JUAN PABLO II
ÁNGELUS
Domingo 5 de enero de 1997
Queridísimos hermanos y hermanas:
1. La reflexión sobre el misterio de Jesús, que caracteriza de modo especial este primer año de preparación inmediata al gran jubileo del año 2000, es muy propia de las fiestas de Navidad. Hoy, prolongando la meditación que inicié hace algunos domingos, deseo detenerme en un título que se da a Jesús más de una vez en los evangelios. Se le llama «hijo de David». El evangelio de Mateo comienza precisamente con estas palabras: «Genealogía de Jesucristo, hijo de David» (Mt 1, 1).
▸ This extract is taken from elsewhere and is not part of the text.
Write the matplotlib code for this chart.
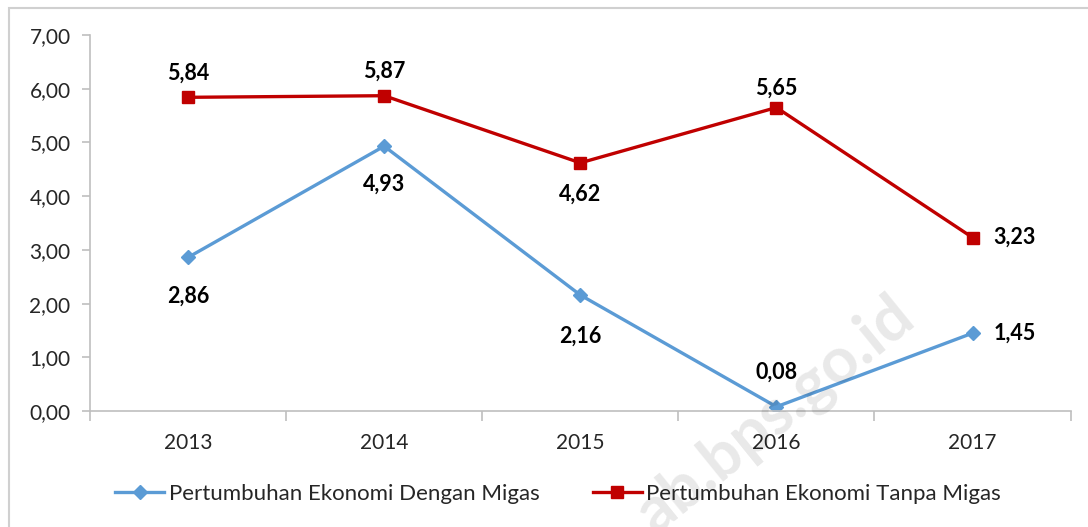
import matplotlib.pyplot as plt
from matplotlib.patches import Rectangle

years = ["2013", "2014", "2015", "2016", "2017"]
dengan_migas = [2.86, 4.93, 2.16, 0.08, 1.45]
tanpa_migas = [5.84, 5.87, 4.62, 5.65, 3.23]

BLUE = "#5B9BD5"
RED = "#C00000"
GRID = "#BFBFBF"

plt.rcParams["font.family"] = ["Lato", "DejaVu Sans"]

def fmt(v):
    return f"{v:.2f}".replace(".", ",")

fig = plt.figure(figsize=(10.88, 5.27), dpi=100)
ax = fig.add_axes([0.0827, 0.220, 0.9013, 0.7136])

x = list(range(len(years)))
ax.plot(x, dengan_migas, color=BLUE, lw=2.4, marker="D", ms=7,
        label="Pertumbuhan Ekonomi Dengan Migas")
ax.plot(x, tanpa_migas, color=RED, lw=2.4, marker="s", ms=9,
        label="Pertumbuhan Ekonomi Tanpa Migas")

ax.set_xlim(-0.5, len(years) - 0.5)
ax.set_ylim(0, 7)
ax.set_yticks([0, 1, 2, 3, 4, 5, 6, 7])
ax.set_yticklabels([fmt(v) for v in range(8)], fontsize=15, color="#262626")
ax.set_xticks([i - 0.5 for i in range(len(years) + 1)])
ax.set_xticklabels([])
ax.set_xticks(x, minor=True)
ax.set_xticklabels(years, minor=True, fontsize=15, color="#262626")
ax.tick_params(axis="x", which="major", length=7, color=GRID, width=1.2)
ax.tick_params(axis="x", which="minor", length=0, pad=16)
ax.tick_params(axis="y", length=6, color=GRID, width=1.2, pad=8)
for s in ["top", "right"]:
    ax.spines[s].set_visible(False)
for s in ["left", "bottom"]:
    ax.spines[s].set_color(GRID)
    ax.spines[s].set_linewidth(1.2)

# data labels: (dx px, dy px) offsets
blue_off = [(0, -39), (0, -38), (0, -41), (0, 35), (42, 0)]
red_off = [(0, 24), (0, 24), (0, -31), (0, 19), (42, 0)]
for xi, v, off in zip(x, dengan_migas, blue_off):
    ax.annotate(fmt(v), (xi, v), xytext=(off[0] * 0.72, off[1] * 0.72),
                textcoords="offset points", ha="center", va="center",
                fontsize=15.5, fontweight="bold", color="black")
for xi, v, off in zip(x, tanpa_migas, red_off):
    ax.annotate(fmt(v), (xi, v), xytext=(off[0] * 0.72, off[1] * 0.72),
                textcoords="offset points", ha="center", va="center",
                fontsize=15.5, fontweight="bold", color="black")

leg = fig.legend(loc="center", bbox_to_anchor=(0.513, 0.063), ncol=2,
                 frameon=False, fontsize=16, handlelength=2.2,
                 columnspacing=2.4, handletextpad=0.2)
for t in leg.get_texts():
    t.set_color("#262626")

# outer chart border
fig.patches.append(Rectangle((9 / 1088, -0.1), 1.2, 1 - 8 / 527 + 0.1,
                             transform=fig.transFigure, fill=False,
                             edgecolor="#D0D0D0", lw=1.5))

# watermark
fig.text(0.712, 0.212, "ab.bps.go.id", rotation=39, fontsize=46,
         fontweight="bold", color="#000000", alpha=0.09,
         ha="center", va="center")

fig.savefig("out.png", dpi=100)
Podríamos decir que es un título de familia. A través de José, su padre putativo, Jesús se vincula a toda la cadena humana que de hijo a padre llega hasta el rey David. Esta relación genealógica subraya el carácter concreto de la encarnación: el Verbo eterno de Dios, al hacerse hombre, entró con pleno título en la familia humana, insertándose en una tradición familiar particular. También en esto quiso ser uno de nosotros, experimentando ese vínculo singular que, uniendo a las generaciones, permite a cada persona sentirse arraigada no sólo en el tiempo y en el espacio, sino también en un entramado benéfico de recuerdos y de afectos.
2. Pero, además de este significado antropológico, el título de «hijo de David » reviste también un sentido específico que arroja luz sobre el designio de Dios. En efecto, nos recuerda que el evento cristiano es la cumbre de una historia de salvación que Dios actúa progresivamente desde el Antiguo Testamento, ofreciendo al pueblo judío una «alianza» especial y haciéndolo portador de promesas salvíficas que, en Jesús de Nazaret, se realizarían para toda la humanidad. Así, cuando los contemporáneos lo llaman «hijo de David», reconocen que en él se cumplen las promesas antiguas y proclaman la realización definitiva de la esperanza mesiánica. Todo hombre puede tener ya esta esperanza, haciendo suyo el grito que en el evangelio dirige el ciego Bartimeo: «¡Jesús, Hijo de David, ten compasión de mí!» (Mc 10, 47). Invocando al «hijo de David », la humanidad puede reencontrar la luz de los ojos del corazón.
3. María, la humilde joven de Nazaret, que al engendrar al hijo de Dios lo introdujo en la genealogía davídica y en la entera familia humana, nos ayude a comprender cada vez mejor nuestra inserción en esta historia de salvación. Dejemos que ella nos guíe a la intimidad de la Sagrada Familia, donde se halla el germen de la humanidad nueva. Que al comienzo de este nuevo año, la Virgen santa bendiga a todas las familias del mundo, para que reconozcan en Jesús a su autentico Salvador.